:: STATED PROBLEM ::
Quote the listing below in its entirety, omitting every image.
···
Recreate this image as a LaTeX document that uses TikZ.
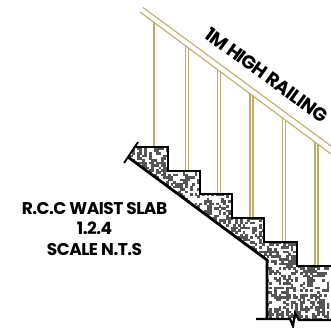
\documentclass[tikz,border=0pt]{standalone}
\usepackage{fontspec}
\setmainfont[LetterSpace=-3]{Poppins}[BoldFont={Poppins Bold}]
\definecolor{rail}{HTML}{C2AB6A}
\definecolor{fleck}{HTML}{555555}
\newcount\rseed
\rseed=12345
\newcommand{\nextrand}{%
  \global\rseed=\numexpr\rseed*171-30269*(\rseed*171/30269)\relax
  \ifnum\rseed<0 \global\advance\rseed by 30269 \fi}
\tikzset{
  railline/.style={draw=rail,line width=1.1pt},
  outline/.style={draw=black,line width=2.8pt,line cap=butt,line join=miter},
  labeltext/.style={align=center,font=\fontsize{17}{20.5}\selectfont\bfseries,text=black,inner sep=0pt}
}
\begin{document}
\begin{tikzpicture}[x=1pt,y=-1pt]
\useasboundingbox (0,0) rectangle (331,328);
% posts
\foreach \px/\py/\pe in {185.5/45.8/171,188.5/48/171,217.5/69.5/194,220.5/71.7/194,250/93.6/218,253/95.8/218,282.5/117.7/242,285.5/120/242,315/141.9/266,318/144/266}{
  \draw[railline] (\px,\py) -- (\px,\pe);
}
\draw[railline,line width=1.4pt] (154,22.4) -- (154,147);
% handrail
\draw[railline] (143,7.5) -- (331,146);
\draw[railline] (140,12) -- (331,154);
% concrete
\begin{scope}
\clip (135,147) -- (168,147) -- (168,171) -- (200,171) -- (200,194) -- (232,194) -- (232,218) -- (264,218) -- (264,242) -- (297,242) -- (297,266) -- (329,266) -- (329,319) -- (267,319) -- (267,260) -- (128,157) -- cycle;
\foreach \gy in {0,...,74}{
  \foreach \gx in {0,...,88}{
    \nextrand
    \ifnum\rseed<13000
      \fill[fleck] ({125+\gx*2.4},{145+\gy*2.4}) rectangle ++(2.7,2.7);
    \fi
  }
}
\end{scope}
% outline
\coordinate (topstart) at (135,147);
\coordinate (waistend) at (128,157);
\coordinate (breakleft) at (256,319);
\coordinate (breakright) at (331,320);
\draw[outline] (topstart) -- (168,147) -- (168,171) -- (200,171) -- (200,194) -- (232,194) -- (232,218) -- (264,218) -- (264,242) -- (297,242) -- (297,266) -- (331,266);
\draw[outline] (waistend) -- (267,260) -- (267,319);
\draw[draw=black,line width=2.2pt] (breakleft) -- (290,319) -- (293,326) -- (295,313) -- (299,320) -- (breakright);
\draw[draw=black,line width=1.8pt] (138,142) -- (124,163);
% labels
\node[labeltext] (slab) at (94.5,229) {R.C.C WAIST SLAB\\1.2.4\\SCALE N.T.S};
\node[labeltext,font=\fontsize{18.7}{20.5}\selectfont\bfseries,rotate=-36] (railing) at (266.5,75) {1M HIGH RAILING};
\end{tikzpicture}
\end{document}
···
:: THE COMPLETED TASK ::
Recreate this image as a LaTeX document that uses TikZ.
\documentclass[tikz,border=0pt]{standalone}
\usepackage{fontspec}
\setmainfont[LetterSpace=-3]{Poppins}[BoldFont={Poppins Bold}]
\definecolor{rail}{HTML}{C2AB6A}
\definecolor{fleck}{HTML}{555555}
\newcount\rseed
\rseed=12345
\newcommand{\nextrand}{%
  \global\rseed=\numexpr\rseed*171-30269*(\rseed*171/30269)\relax
  \ifnum\rseed<0 \global\advance\rseed by 30269 \fi}
\tikzset{
  railline/.style={draw=rail,line width=1.1pt},
  outline/.style={draw=black,line width=2.8pt,line cap=butt,line join=miter},
  labeltext/.style={align=center,font=\fontsize{17}{20.5}\selectfont\bfseries,text=black,inner sep=0pt}
}
\begin{document}
\begin{tikzpicture}[x=1pt,y=-1pt]
\useasboundingbox (0,0) rectangle (331,328);
% posts
\foreach \px/\py/\pe in {185.5/45.8/171,188.5/48/171,217.5/69.5/194,220.5/71.7/194,250/93.6/218,253/95.8/218,282.5/117.7/242,285.5/120/242,315/141.9/266,318/144/266}{
  \draw[railline] (\px,\py) -- (\px,\pe);
}
\draw[railline,line width=1.4pt] (154,22.4) -- (154,147);
% handrail
\draw[railline] (143,7.5) -- (331,146);
\draw[railline] (140,12) -- (331,154);
% concrete
\begin{scope}
\clip (135,147) -- (168,147) -- (168,171) -- (200,171) -- (200,194) -- (232,194) -- (232,218) -- (264,218) -- (264,242) -- (297,242) -- (297,266) -- (329,266) -- (329,319) -- (267,319) -- (267,260) -- (128,157) -- cycle;
\foreach \gy in {0,...,74}{
  \foreach \gx in {0,...,88}{
    \nextrand
    \ifnum\rseed<13000
      \fill[fleck] ({125+\gx*2.4},{145+\gy*2.4}) rectangle ++(2.7,2.7);
    \fi
  }
}
\end{scope}
% outline
\coordinate (topstart) at (135,147);
\coordinate (waistend) at (128,157);
\coordinate (breakleft) at (256,319);
\coordinate (breakright) at (331,320);
\draw[outline] (topstart) -- (168,147) -- (168,171) -- (200,171) -- (200,194) -- (232,194) -- (232,218) -- (264,218) -- (264,242) -- (297,242) -- (297,266) -- (331,266);
\draw[outline] (waistend) -- (267,260) -- (267,319);
\draw[draw=black,line width=2.2pt] (breakleft) -- (290,319) -- (293,326) -- (295,313) -- (299,320) -- (breakright);
\draw[draw=black,line width=1.8pt] (138,142) -- (124,163);
% labels
\node[labeltext] (slab) at (94.5,229) {R.C.C WAIST SLAB\\1.2.4\\SCALE N.T.S};
\node[labeltext,font=\fontsize{18.7}{20.5}\selectfont\bfseries,rotate=-36] (railing) at (266.5,75) {1M HIGH RAILING};
\end{tikzpicture}
\end{document}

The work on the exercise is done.